One analyst says investors are eager not to miss rising share prices as business sentiment in Asia improves.

Nilish Gasani is an equities analyst with the investment banking arm of HSBC in Hong Kong.

"So as long as we receive positive news on the economic growth front, I think the current rally has legs to carry on for quite a while," he said.

Taiwan's Taiex index rose 1.7 percent this week to end Friday at 5,747.

Mr. Gasani says that while many Taiwanese technology firms are performing well, banking, petrochemical and real estate shares also fueled the benchmark's gains this week.

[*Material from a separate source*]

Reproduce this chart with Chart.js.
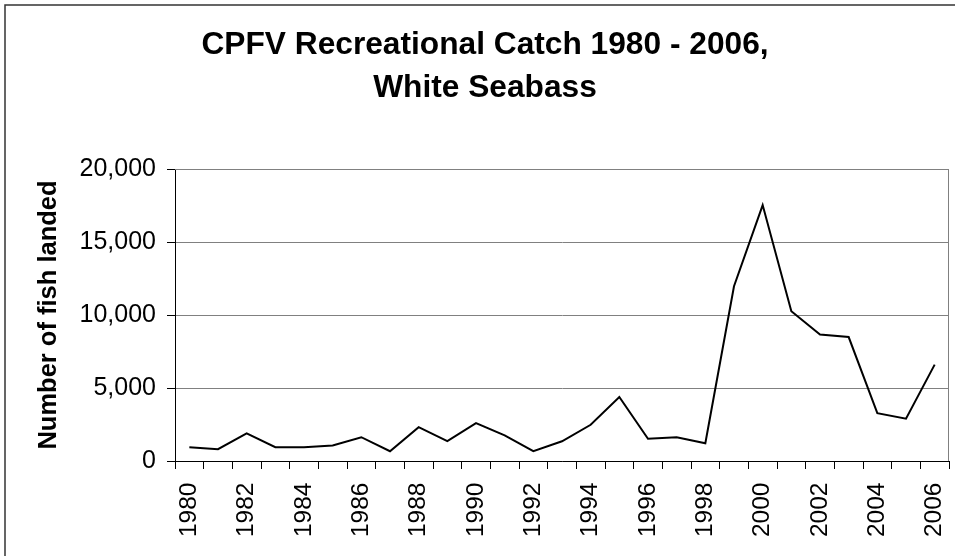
<!DOCTYPE html>
<html><head><meta charset="utf-8">
<script src="https://cdn.jsdelivr.net/npm/chart.js@4"></script>
<style>
html,body{margin:0;padding:0;background:#fff;overflow:hidden;}
canvas{display:block;}
</style></head><body>
<canvas id="c" width="955" height="556"></canvas>
<script>
const titleLines = ['CPFV Recreational Catch 1980 - 2006,', 'White Seabass'];
const yAxisTitle = 'Number of fish landed';
const years = ['1980','1981','1982','1983','1984','1985','1986','1987','1988','1989',
  '1990','1991','1992','1993','1994','1995','1996','1997','1998','1999',
  '2000','2001','2002','2003','2004','2005','2006'];
const fishLanded = [950, 810, 1900, 950, 950, 1060, 1630, 670, 2320, 1360,
  2590, 1750, 670, 1350, 2480, 4380, 1520, 1630, 1220, 11970,
  17530, 10260, 8660, 8490, 3280, 2900, 6600];
const yTickValues = [0, 5000, 10000, 15000, 20000];

const FONT = "'Liberation Sans', Arial, sans-serif";
const PAD_LEFT = 21;
const PLOT_LEFT = 175, PLOT_BOTTOM = 461, PLOT_RIGHT = 949;

const frame = {
  id: 'frame',
  beforeDraw(chart) {
    const ctx = chart.ctx;
    ctx.save();
    ctx.fillStyle = '#fff';
    ctx.fillRect(0, 0, chart.width, chart.height);
    ctx.strokeStyle = '#333';
    ctx.lineWidth = 1.5;
    ctx.strokeRect(5, 5, chart.width + 20, chart.height + 20);
    ctx.restore();
  },
  beforeDatasetsDraw(chart) {
    const {left, right, top, bottom} = chart.chartArea;
    const ctx = chart.ctx;
    ctx.save();
    ctx.strokeStyle = '#808080';
    ctx.lineWidth = 1;
    ctx.beginPath();
    ctx.moveTo(left, top + 0.5);
    ctx.lineTo(right - 0.5, top + 0.5);
    ctx.lineTo(right - 0.5, bottom);
    ctx.stroke();
    ctx.restore();
  }
};

new Chart(document.getElementById('c'), {
  type: 'line',
  data: {
    labels: years,
    datasets: [{
      data: fishLanded,
      borderColor: '#000',
      borderWidth: 2,
      pointRadius: 0,
      tension: 0,
      fill: false
    }]
  },
  options: {
    responsive: false,
    animation: false,
    layout: {padding: {left: PAD_LEFT, right: 955 - PLOT_RIGHT, top: 0, bottom: 0}},
    plugins: {
      legend: {display: false},
      tooltip: {enabled: false},
      title: {
        display: true,
        text: titleLines,
        color: '#000',
        font: {family: FONT, size: 31.7, weight: 'bold', lineHeight: 43 / 31.7},
        padding: {top: 23.5, bottom: 59.5}
      }
    },
    scales: {
      x: {
        type: 'category',
        offset: true,
        grid: {display: true, offset: true, drawOnChartArea: false, drawTicks: true,
               tickLength: 8, tickColor: '#000', color: '#000', lineWidth: 1},
        border: {display: true, color: '#000', width: 1},
        ticks: {
          autoSkip: false, minRotation: 90, maxRotation: 90, padding: 13.5,
          color: '#000', font: {family: FONT, size: 24.5},
          callback: (v, i) => (i % 2 === 0 ? years[i] : '')
        },
        afterFit(s) { s.height = 556 - PLOT_BOTTOM; s.paddingLeft = 0; s.paddingRight = 0; }
      },
      y: {
        min: yTickValues[0],
        max: yTickValues[yTickValues.length - 1],
        afterBuildTicks(s) { s.ticks = yTickValues.map(v => ({value: v})); },
        grid: {color: '#808080', tickColor: '#000', tickLength: 8, lineWidth: 1},
        border: {color: '#000', width: 1},
        ticks: {
          padding: 11,
          color: '#000',
          font: {family: FONT, size: 25},
          callback: v => Number(v).toLocaleString('en-US')
        },
        title: {
          display: true, text: yAxisTitle, color: '#000',
          font: {family: FONT, size: 25.5, weight: 'bold'},
          padding: {top: 49 - PAD_LEFT - 15.3, bottom: 0}
        },
        afterFit(s) { s.width = PLOT_LEFT - PAD_LEFT; }
      }
    }
  },
  plugins: [frame]
});
</script>
</body></html>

After a third day of gains, Japan's Nikkei 225 closed Friday at 10,571, 3.7 percent above last Friday's close. Traders say the market rallied on gains by blue chips such as Toyota and DoCoMo.

However, investment analyst Mr. Gasani says the Nikkei's rally is not likely to last when investors realize Japan's economic growth is weaker than predicted and that deflation is continuing.

"I think we certainly feel investors are going to turn more realistic about the Japanese recovery very soon," he said. "We feel that nominal GDP growth is certainly not improving sufficiently enough. All the good numbers that we are seeing on real GDP side are because of the deflator moving which is not really positive as far as companies go."

Hong Kong's main share index finished the week about 2.5 percent higher Friday.